Suppose each of $A$, $B$, and $C$ is a set. Then prove that $A\cap(B\cup  C)=(A\cap B)\cup(A\cap C)$.
\begin {enumerate}
\item $A\cap(B\cup C)\subseteq (A\cap B)\cup(A\cap C)$

By remark 1, we may assume $A\cap(B\cup  C)$ is not empty. Let $x\in A\cap(B\cup C)$. That means that we have $x \in A$ and $x \in B$, or, $x \in A$ and $x \in C$. The first case, $x \in A$ and $x \in B$ implies that $x \in (A \cap B)$. The second case, $x \in A$ and $x \in C$ implies that $x \in (A \cap C)$. Since $x \in (A \cap B)$ and $x \in (A \cap C)$, then $x \in (A\cap B)\cup(A\cap C)$. Therefore, $A\cap(B\cup C)\subseteq (A\cap B)\cup(A\cap C)$.

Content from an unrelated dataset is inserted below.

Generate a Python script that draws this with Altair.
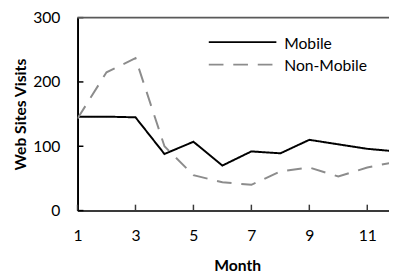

\item $(A\cap B)\cup(A\cap C) \subseteq A\cap(B\cup C)$

By remark 1, we may assume that $(A\cap B)\cup(A\cap C)$ is not empty. Let $x \in (A\cap B)\cup(A\cap C)$. That means that we have $x \in A$ and $B$, or, $x \in A$ and $C$. In both cases, $x$ always $\in A$, and whether $x \in B$ or $x \in C$, by theorem 4a, $x \in (B\cup C)$. Then $x \in A\cap(B\cup C)$. Therefore $(A\cap B)\cup(A\cap C) \subseteq A\cap(B\cup C)$.